◆ WHAT THE TASK ASKS: Locate every line in the records below that holds the word "React" and return each one.

◆ SUPPLIED RECORDS:
☆ ☆ ☆ ☆ ☆ ☆ ☆
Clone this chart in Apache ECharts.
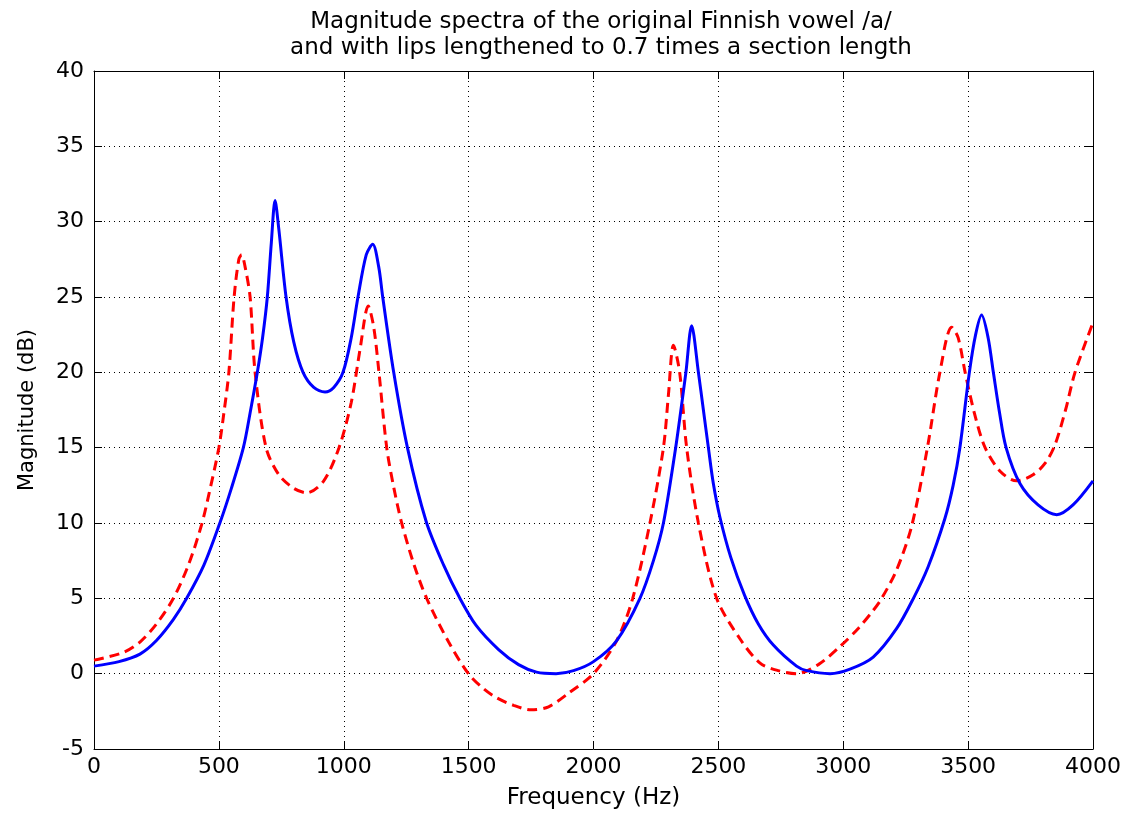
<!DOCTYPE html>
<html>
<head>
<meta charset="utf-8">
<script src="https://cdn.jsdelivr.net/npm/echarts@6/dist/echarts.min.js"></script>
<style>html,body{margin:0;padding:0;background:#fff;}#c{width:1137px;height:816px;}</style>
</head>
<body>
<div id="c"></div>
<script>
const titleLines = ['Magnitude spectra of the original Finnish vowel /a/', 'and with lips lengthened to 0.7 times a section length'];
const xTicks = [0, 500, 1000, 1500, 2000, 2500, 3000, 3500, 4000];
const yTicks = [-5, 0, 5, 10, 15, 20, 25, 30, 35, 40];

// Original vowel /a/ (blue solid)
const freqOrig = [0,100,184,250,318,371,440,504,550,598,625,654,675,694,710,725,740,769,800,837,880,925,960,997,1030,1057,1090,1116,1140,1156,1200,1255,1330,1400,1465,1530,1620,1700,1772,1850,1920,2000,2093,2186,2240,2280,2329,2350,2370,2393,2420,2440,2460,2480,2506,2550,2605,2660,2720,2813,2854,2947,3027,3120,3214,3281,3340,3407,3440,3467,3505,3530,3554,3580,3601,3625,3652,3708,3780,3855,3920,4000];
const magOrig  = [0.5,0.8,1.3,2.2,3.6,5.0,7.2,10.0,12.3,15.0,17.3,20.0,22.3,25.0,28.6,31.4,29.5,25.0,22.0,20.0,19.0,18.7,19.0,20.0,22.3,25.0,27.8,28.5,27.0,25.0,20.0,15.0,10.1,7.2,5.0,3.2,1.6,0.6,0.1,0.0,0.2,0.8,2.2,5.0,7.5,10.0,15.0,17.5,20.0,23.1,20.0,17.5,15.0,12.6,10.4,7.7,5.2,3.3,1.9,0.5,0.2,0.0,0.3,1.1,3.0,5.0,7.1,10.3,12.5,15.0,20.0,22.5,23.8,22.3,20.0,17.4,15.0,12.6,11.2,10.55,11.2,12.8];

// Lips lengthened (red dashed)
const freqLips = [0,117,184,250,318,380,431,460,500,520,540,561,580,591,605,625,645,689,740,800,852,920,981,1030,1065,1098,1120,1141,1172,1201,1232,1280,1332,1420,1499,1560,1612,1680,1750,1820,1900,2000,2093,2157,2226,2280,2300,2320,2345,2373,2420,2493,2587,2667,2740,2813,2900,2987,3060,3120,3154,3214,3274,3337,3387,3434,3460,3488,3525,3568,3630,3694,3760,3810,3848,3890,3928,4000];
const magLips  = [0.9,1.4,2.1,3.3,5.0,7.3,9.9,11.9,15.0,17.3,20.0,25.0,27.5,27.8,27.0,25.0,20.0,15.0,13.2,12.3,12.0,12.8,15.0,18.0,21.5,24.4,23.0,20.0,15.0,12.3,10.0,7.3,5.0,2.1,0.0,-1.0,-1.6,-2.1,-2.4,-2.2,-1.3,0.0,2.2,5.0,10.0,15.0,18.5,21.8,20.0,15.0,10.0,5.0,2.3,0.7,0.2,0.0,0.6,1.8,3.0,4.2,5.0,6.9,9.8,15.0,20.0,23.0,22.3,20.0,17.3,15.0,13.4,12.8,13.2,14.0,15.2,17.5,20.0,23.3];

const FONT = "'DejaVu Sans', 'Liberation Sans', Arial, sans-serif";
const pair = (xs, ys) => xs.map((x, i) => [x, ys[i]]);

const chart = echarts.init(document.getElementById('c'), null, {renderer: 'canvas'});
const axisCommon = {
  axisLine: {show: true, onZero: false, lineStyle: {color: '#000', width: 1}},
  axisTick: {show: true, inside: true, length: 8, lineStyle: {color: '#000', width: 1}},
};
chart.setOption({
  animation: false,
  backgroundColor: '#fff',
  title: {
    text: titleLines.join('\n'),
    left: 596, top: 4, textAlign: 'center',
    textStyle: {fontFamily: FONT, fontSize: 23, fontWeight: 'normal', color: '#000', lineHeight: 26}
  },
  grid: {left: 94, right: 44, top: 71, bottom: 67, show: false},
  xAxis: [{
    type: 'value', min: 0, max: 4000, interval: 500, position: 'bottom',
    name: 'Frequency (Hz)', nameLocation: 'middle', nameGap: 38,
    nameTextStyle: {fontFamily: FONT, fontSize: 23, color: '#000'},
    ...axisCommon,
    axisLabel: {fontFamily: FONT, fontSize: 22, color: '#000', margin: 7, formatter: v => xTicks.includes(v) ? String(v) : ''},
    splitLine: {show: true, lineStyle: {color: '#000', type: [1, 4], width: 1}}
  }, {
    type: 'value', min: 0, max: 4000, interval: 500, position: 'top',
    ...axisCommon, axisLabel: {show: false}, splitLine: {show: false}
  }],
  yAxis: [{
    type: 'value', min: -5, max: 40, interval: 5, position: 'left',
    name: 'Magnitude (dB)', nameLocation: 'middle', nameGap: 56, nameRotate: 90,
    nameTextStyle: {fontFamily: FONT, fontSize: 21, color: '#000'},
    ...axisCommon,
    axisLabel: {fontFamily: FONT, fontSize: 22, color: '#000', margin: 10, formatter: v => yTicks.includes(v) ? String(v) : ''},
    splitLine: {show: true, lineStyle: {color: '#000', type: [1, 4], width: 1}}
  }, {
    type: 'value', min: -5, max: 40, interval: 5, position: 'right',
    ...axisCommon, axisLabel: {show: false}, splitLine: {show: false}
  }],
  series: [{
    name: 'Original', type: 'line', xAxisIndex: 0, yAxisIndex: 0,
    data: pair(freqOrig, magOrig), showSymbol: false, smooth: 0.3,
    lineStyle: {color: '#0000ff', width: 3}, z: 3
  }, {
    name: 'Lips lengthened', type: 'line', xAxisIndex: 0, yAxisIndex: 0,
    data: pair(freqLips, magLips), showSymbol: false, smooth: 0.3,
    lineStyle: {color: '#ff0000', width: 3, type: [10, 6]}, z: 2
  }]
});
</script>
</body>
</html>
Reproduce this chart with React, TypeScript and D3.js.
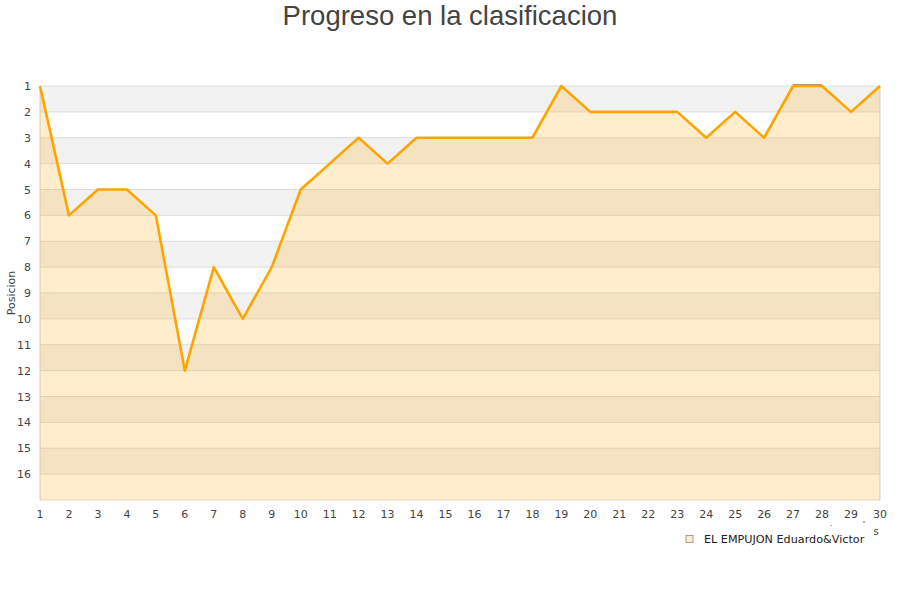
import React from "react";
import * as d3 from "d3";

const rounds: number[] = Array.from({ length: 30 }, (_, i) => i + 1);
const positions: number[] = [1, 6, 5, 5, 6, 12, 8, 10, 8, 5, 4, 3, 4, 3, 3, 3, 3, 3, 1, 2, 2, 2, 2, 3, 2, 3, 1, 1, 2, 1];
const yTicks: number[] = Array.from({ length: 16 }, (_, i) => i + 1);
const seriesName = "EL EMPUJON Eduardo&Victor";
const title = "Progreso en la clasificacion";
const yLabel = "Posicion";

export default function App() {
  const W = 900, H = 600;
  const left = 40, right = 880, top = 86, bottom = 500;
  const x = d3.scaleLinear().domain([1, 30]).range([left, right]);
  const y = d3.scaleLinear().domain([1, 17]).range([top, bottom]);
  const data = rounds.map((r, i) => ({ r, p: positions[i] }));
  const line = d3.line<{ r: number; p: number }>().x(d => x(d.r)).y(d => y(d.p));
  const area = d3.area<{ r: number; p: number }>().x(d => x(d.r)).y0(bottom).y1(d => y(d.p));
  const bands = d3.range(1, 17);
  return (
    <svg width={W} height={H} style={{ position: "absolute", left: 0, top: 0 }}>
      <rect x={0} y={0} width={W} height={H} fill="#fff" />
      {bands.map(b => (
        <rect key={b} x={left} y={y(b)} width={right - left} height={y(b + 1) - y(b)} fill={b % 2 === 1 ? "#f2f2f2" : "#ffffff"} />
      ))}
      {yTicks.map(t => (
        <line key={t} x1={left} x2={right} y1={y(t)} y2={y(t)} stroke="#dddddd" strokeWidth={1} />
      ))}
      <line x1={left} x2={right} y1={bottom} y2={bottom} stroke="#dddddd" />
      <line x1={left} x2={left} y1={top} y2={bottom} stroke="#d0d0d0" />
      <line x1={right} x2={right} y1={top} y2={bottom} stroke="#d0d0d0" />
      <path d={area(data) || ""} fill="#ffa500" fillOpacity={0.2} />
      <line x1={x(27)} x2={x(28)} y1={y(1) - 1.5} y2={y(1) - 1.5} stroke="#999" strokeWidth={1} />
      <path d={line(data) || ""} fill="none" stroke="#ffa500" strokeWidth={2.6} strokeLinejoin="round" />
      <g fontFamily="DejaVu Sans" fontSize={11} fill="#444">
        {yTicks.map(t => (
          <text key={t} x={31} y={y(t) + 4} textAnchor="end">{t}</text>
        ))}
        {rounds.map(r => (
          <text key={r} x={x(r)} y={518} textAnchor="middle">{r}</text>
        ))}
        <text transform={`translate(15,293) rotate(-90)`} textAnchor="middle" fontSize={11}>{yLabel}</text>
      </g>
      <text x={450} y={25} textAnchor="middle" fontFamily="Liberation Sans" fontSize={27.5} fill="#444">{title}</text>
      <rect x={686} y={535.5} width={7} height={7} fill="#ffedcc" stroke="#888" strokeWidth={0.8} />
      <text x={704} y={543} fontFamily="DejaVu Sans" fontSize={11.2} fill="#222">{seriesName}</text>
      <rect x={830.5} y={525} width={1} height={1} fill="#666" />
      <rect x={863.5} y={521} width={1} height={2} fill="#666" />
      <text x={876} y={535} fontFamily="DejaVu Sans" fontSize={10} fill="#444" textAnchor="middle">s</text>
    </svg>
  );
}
☆ ☆ ☆ ☆ ☆ ☆ ☆
◆ SOLUTION FOR THIS EXERCISE:
Reproduce this chart with React, TypeScript and D3.js.
import React from "react";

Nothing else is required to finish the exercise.